Once a writer has reviewed a band, it’s standard practice for them to review any subsequent records that band releases. Unless, of course, AMG wrote the original review and is too busy masturbating over old Iron Maiden records to critique new music. As you will have noticed, this scenario arose just the other week, and that’s why it’s fallen to me to review Leaves’ Eyes‘ latest platter. In the interest of transparency I’ll admit up front that I had never listened to them prior to receiving the promo. Were I a professional writer in this situation, I would copy down some random band factoids from Wikipedia (formed 2003, features Liv “Theatre of Tragedy” Kristine plus Atrocity, sixth full-length) and pretend I already had a strong opinion of the group; however, rank amateur that I am, I went back through their discography and had a bit of a listen. So, judge the rest of my words with this is mind: I quite enjoyed the debut when they were like a more sultry Paradise Lost, but am less enamored by their more recent symphonic-styled output. As this seems to be the style they’ve settled into now, I didn’t have particularly high hopes for King of Kings.
Sure enough, after unnecessary intro “Sweven,” the title track confirms Leaves’ Eyes are staying firmly in Nightwish territory. One of the slower tracks on the album, it’s an odd choice for an opener and hardly gets the blood pumping with its clichéd chord progressions.
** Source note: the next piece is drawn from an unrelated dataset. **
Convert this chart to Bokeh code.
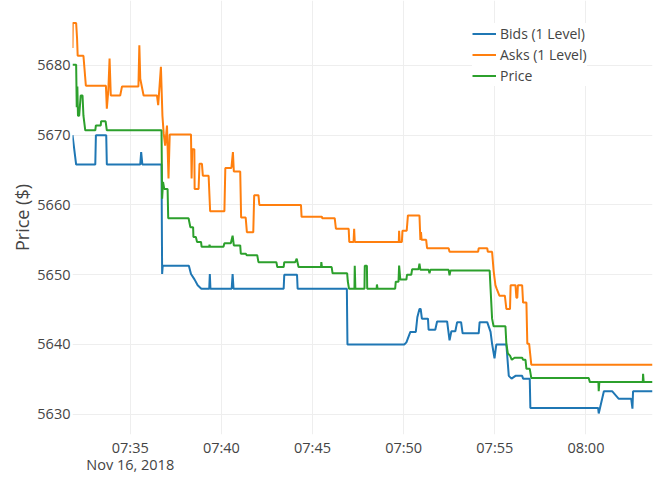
import pandas as pd
from bokeh.plotting import figure
from bokeh.models import Range1d, FixedTicker, Legend, LegendItem
from bokeh.embed import file_html
from bokeh.resources import INLINE

DATE = "2018-11-16"

bid_times = ["07:31:50","07:32:02","07:33:05","07:33:07","07:33:41","07:33:43","07:35:33","07:35:36","07:35:40","07:36:43",
             "07:36:45","07:36:47","07:38:13","07:38:20","07:38:32","07:38:42","07:38:54","07:39:20","07:39:22","07:39:24",
             "07:40:34","07:40:37","07:40:40","07:43:25","07:43:27","07:44:09","07:44:11","07:46:53","07:46:55","07:50:02",
             "07:50:09","07:50:22","07:50:40","07:50:45","07:50:52","07:50:56","07:51:00","07:51:20","07:51:22","07:51:44",
             "07:51:50","07:52:23","07:52:31","07:52:37","07:52:50","07:52:56","07:53:09","07:53:14","07:54:07","07:54:10",
             "07:54:35","07:54:46","07:54:51","07:54:59","07:55:05","07:55:38","07:55:46","07:55:55","07:56:08","07:56:30",
             "07:56:33","07:56:55","07:56:57","08:00:40","08:00:42","08:00:59","08:01:26","08:01:48","08:02:29","08:02:33",
             "08:02:35","08:03:39"]
bid_values = [5670.0,5665.8,5665.8,5670.0,5670.0,5665.8,5665.8,5667.6,5665.8,5665.8,
              5650.1,5651.3,5651.3,5650.1,5649.3,5648.5,5648.0,5648.0,5650.1,5648.0,
              5648.0,5650.1,5648.0,5648.0,5650.0,5650.0,5648.0,5648.0,5640.0,5640.0,
              5640.3,5641.8,5641.8,5643.9,5645.1,5645.1,5643.7,5643.7,5642.1,5642.1,
              5643.3,5643.3,5640.6,5641.9,5641.9,5643.2,5643.2,5641.6,5641.6,5643.2,
              5643.2,5641.8,5640.1,5638.0,5640.0,5640.0,5635.5,5635.1,5635.5,5635.5,
              5635.1,5635.1,5630.9,5630.9,5630.1,5633.3,5633.3,5632.2,5632.2,5630.8,
              5633.3,5633.3]

ask_times = ["07:31:50","07:31:51","07:32:02","07:32:05","07:32:07","07:32:26","07:32:34","07:33:40","07:33:43","07:33:48",
             "07:33:52","07:33:56","07:34:27","07:34:33","07:35:27","07:35:30","07:35:33","07:35:44","07:36:28","07:36:32",
             "07:36:41","07:36:46","07:36:50","07:36:55","07:37:01","07:37:06","07:37:10","07:38:20","07:38:22","07:38:24",
             "07:38:31","07:38:32","07:38:45","07:38:48","07:38:56","07:38:59","07:39:18","07:39:23","07:40:10","07:40:13",
             "07:40:33","07:40:38","07:40:41","07:41:02","07:41:05","07:41:20","07:41:24","07:41:45","07:41:48","07:42:02",
             "07:42:05","07:44:22","07:44:24","07:45:31","07:45:32","07:46:13","07:46:17","07:46:59","07:47:01","07:47:15",
             "07:47:17","07:47:19","07:49:44","07:49:45","07:49:47","07:49:54","07:49:56","07:50:10","07:50:14","07:50:52",
             "07:50:55","07:50:57","07:50:59","07:51:14","07:51:17","07:52:28","07:52:31","07:54:05","07:54:07","07:54:35",
             "07:54:37","07:54:51","07:54:56","07:55:02","07:55:06","07:55:15","07:55:33","07:55:38","07:55:50","07:55:52",
             "07:56:08","07:56:11","07:56:14","07:56:16","07:56:30","07:56:33","07:56:44","07:56:47","07:56:53","07:57:00",
             "08:03:39"]
ask_values = [5682.5,5686.1,5686.1,5683.9,5681.4,5681.4,5677.1,5677.1,5673.8,5676.5,
              5681.0,5675.7,5675.7,5677.0,5677.0,5682.9,5678.1,5675.7,5675.7,5674.3,
              5679.8,5672.8,5670.3,5668.5,5671.4,5663.8,5670.1,5670.1,5663.8,5668.0,
              5668.0,5662.3,5662.3,5665.9,5665.9,5664.2,5664.2,5659.1,5659.1,5665.3,
              5665.3,5667.6,5664.8,5664.8,5658.2,5658.2,5656.1,5656.1,5661.4,5661.4,
              5660.0,5660.0,5658.3,5658.3,5658.1,5658.1,5656.6,5656.6,5654.7,5654.7,
              5656.6,5654.7,5654.7,5656.3,5654.7,5654.7,5656.3,5656.3,5658.5,5658.5,
              5655.0,5656.1,5655.0,5655.0,5653.8,5653.8,5653.3,5653.3,5653.8,5653.8,
              5653.3,5653.3,5650.6,5648.5,5648.0,5647.0,5647.0,5645.1,5645.1,5648.5,
              5648.5,5646.7,5646.7,5648.5,5648.5,5646.0,5646.0,5640.1,5640.1,5637.1,
              5637.1]

price_times = ["07:31:50","07:32:02","07:32:04","07:32:06","07:32:08","07:32:12","07:32:17","07:32:23","07:32:26","07:32:32",
               "07:33:05","07:33:07","07:33:23","07:33:24","07:33:39","07:33:43","07:36:43","07:36:45","07:36:48","07:36:52",
               "07:37:03","07:37:05","07:38:12","07:38:18","07:38:27","07:38:28","07:38:36","07:38:40","07:38:53","07:38:55",
               "07:39:20","07:39:21","07:39:23","07:40:07","07:40:10","07:40:31","07:40:37","07:40:41","07:41:02","07:41:04",
               "07:41:21","07:41:23","07:41:58","07:42:02","07:43:01","07:43:04","07:43:25","07:43:27","07:44:03","07:44:08",
               "07:44:14","07:45:28","07:45:29","07:45:31","07:46:03","07:46:06","07:46:54","07:46:56","07:47:00","07:47:18",
               "07:47:19","07:47:21","07:47:51","07:47:52","07:47:59","07:48:00","07:48:31","07:48:32","07:48:34","07:49:32",
               "07:49:34","07:49:43","07:49:45","07:49:49","07:50:09","07:50:11","07:50:25","07:50:28","07:50:49","07:50:52",
               "07:50:55","07:51:22","07:51:25","07:51:28","07:52:28","07:52:31","07:52:34","07:54:43","07:54:46","07:54:51",
               "07:54:56","07:55:35","07:55:38","07:55:43","07:55:50","07:55:56","07:56:05","07:56:30","07:56:33","07:56:41",
               "07:56:44","07:56:55","07:57:00","08:00:09","08:00:13","08:00:41","08:00:42","08:00:44","08:03:07","08:03:08",
               "08:03:10","08:03:39"]
price_values = [5680.1,5680.1,5674.0,5677.0,5672.8,5672.8,5675.7,5675.7,5672.8,5670.7,
                5670.7,5671.4,5671.4,5672.0,5672.0,5670.7,5670.7,5660.9,5663.3,5662.3,
                5662.3,5658.1,5658.1,5656.8,5656.8,5655.4,5655.4,5654.7,5654.7,5654.0,
                5654.0,5654.3,5654.0,5654.0,5654.5,5654.5,5655.6,5654.2,5654.2,5653.0,
                5653.0,5652.8,5652.8,5651.8,5651.8,5651.1,5651.1,5651.8,5651.8,5652.3,
                5651.1,5651.1,5651.8,5651.1,5651.1,5650.2,5650.2,5649.1,5648.0,5648.0,
                5651.3,5648.0,5648.0,5651.3,5651.3,5648.0,5648.0,5648.6,5648.0,5648.0,
                5649.0,5649.0,5651.3,5649.3,5649.3,5650.0,5650.0,5650.8,5650.8,5651.6,
                5650.7,5650.7,5650.2,5650.7,5650.7,5649.9,5650.6,5650.6,5648.0,5643.7,
                5642.6,5642.6,5640.1,5638.7,5638.4,5637.8,5638.1,5638.1,5637.8,5637.8,
                5636.5,5636.5,5635.2,5635.2,5634.6,5634.6,5633.3,5634.6,5634.6,5635.8,
                5634.6,5634.6]

x_tick_times = ["07:35", "07:40", "07:45", "07:50", "07:55", "08:00"]
x_tick_labels = ["07:35\nNov 16, 2018", "07:40", "07:45", "07:50", "07:55", "08:00"]
y_ticks = [5630, 5640, 5650, 5660, 5670, 5680]

series_names = ["Bids (1 Level)", "Asks (1 Level)", "Price"]
series_colors = ["#1f77b4", "#ff7f0e", "#2ca02c"]


def to_dt(ts):
    return pd.to_datetime([f"{DATE} {t}" for t in ts])


def to_ms(ts):
    return [int(v) for v in (to_dt(ts).astype("int64") // 10**6)]


bid_x, ask_x, price_x = to_dt(bid_times), to_dt(ask_times), to_dt(price_times)
x_start = min(bid_x.min(), ask_x.min(), price_x.min())
x_end = max(bid_x.max(), ask_x.max(), price_x.max())

FONT = "Open Sans"
TXT = "#444444"

p = figure(frame_width=580, frame_height=434, x_axis_type="datetime",
           output_backend="svg", toolbar_location=None,
           min_border_left=72, min_border_right=1, min_border_top=0, min_border_bottom=38,
           x_range=Range1d(x_start, x_end), y_range=Range1d(5627.09, 5689.32))
p.outline_line_color = None
p.background_fill_color = "white"
p.border_fill_color = "white"

renderers = []
for xs, ys, c in [(bid_x, bid_values, series_colors[0]),
                  (ask_x, ask_values, series_colors[1]),
                  (price_x, price_values, series_colors[2])]:
    renderers.append(p.line(xs, ys, line_color=c, line_width=2))

xt = to_ms(x_tick_times)
p.xaxis.ticker = FixedTicker(ticks=xt)
p.xaxis.major_label_overrides = {t: lab for t, lab in zip(xt, x_tick_labels)}
p.yaxis.ticker = FixedTicker(ticks=y_ticks)
p.xgrid.ticker = FixedTicker(ticks=xt)
p.ygrid.ticker = FixedTicker(ticks=y_ticks)
p.grid.grid_line_color = "#eeeeee"
p.grid.grid_line_width = 1

for ax in (p.xaxis[0], p.yaxis[0]):
    ax.axis_line_color = None
    ax.major_tick_line_color = None
    ax.minor_tick_line_color = None
    ax.major_tick_out = 0
    ax.major_tick_in = 0
    ax.minor_tick_out = 0
    ax.minor_tick_in = 0
    ax.major_label_text_font = FONT
    ax.major_label_text_font_size = "14.5px"
    ax.major_label_text_color = TXT
p.xaxis.major_label_standoff = 3
p.xaxis.major_label_text_line_height = 0.9
p.yaxis.major_label_standoff = 2
p.yaxis.axis_label = "Price ($)"
p.yaxis.axis_label_text_font = FONT
p.yaxis.axis_label_text_font_size = "18px"
p.yaxis.axis_label_text_font_style = "normal"
p.yaxis.axis_label_text_color = TXT
p.yaxis.axis_label_standoff = 0

legend = Legend(items=[LegendItem(label=n, renderers=[r]) for n, r in zip(series_names, renderers)],
                location=(400, 348))
legend.border_line_color = None
legend.background_fill_color = "white"
legend.background_fill_alpha = 1.0
legend.padding = 5
legend.margin = 0
legend.spacing = 0
legend.glyph_width = 24
legend.glyph_height = 21
legend.label_height = 21
legend.label_standoff = 4
legend.label_text_font = FONT
legend.label_text_font_size = "14px"
legend.label_text_color = TXT
p.add_layout(legend)

open("out.html", "w").write(file_html(p, INLINE))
Putting third track “Halvdan the Black” first makes more sense to me: it still sounds like a leftover from Once, but is much more energetic and has a great verse melody. These songs, along with “The Waking Eye” and “Sacred Vow,” are missing the folk influences that help distinguish Leaves‘ Eyes from the myriad other symphonic metal bands, and while Liv and co. do a decent enough Nightwish impression (and even venture back towards their gothic roots in “The Waking Eye”), they’re totally formulaic.
The remainder of the album is very folky in comparison and the contrast is welcome. The influences for these tracks are more diverse: “Vengeance Venom” and “Edge of Steel” (featuring Simone Simons) demonstrate what Eluveite or Turisas might sound like with Liv on vocals, the calmer “Haraldskvæði” belongs somewhere on the Hobbit soundtrack, and album closer “Swords in Rock” is a rousing three-minute romp that will go down a treat live. While these tracks are more diverse, the riffs and melodies are just as tired; I’ve heard most of the riffs and melodies on this album before.
This is the main problem with Leaves’ Eyes and, let’s face it, symphonic metal in general: they’ve been stuck in a creative rut for years and either don’t know how to get out or don’t want to as long as they keep selling. Even when they stray from the template with their folk leanings, they choose to play it safe by aping other successful folk-metal bands. It’s very slick and on first listen all good fun, but ultimately completely superficial and uncreative. Even the production – all warm synths, big choirs, dense guitars and a bucketload of compression – is generic.
I decided during my brief time with Leaves’ Eyes that they are the quintessential German festival band: I would have a great time watching them if I were drunk, sunburnt, and surrounded by thousands of sweaty Krauts, but I’d have no idea why their music would draw such a large and enthusiastic crowd in the first place. King of Kings is hardly a bad album and has a few fine moments, but overall it feels like a small step backwards from Symphonies of the Night, and while committed fans may be happy, it’s too tepid to win them any new listeners.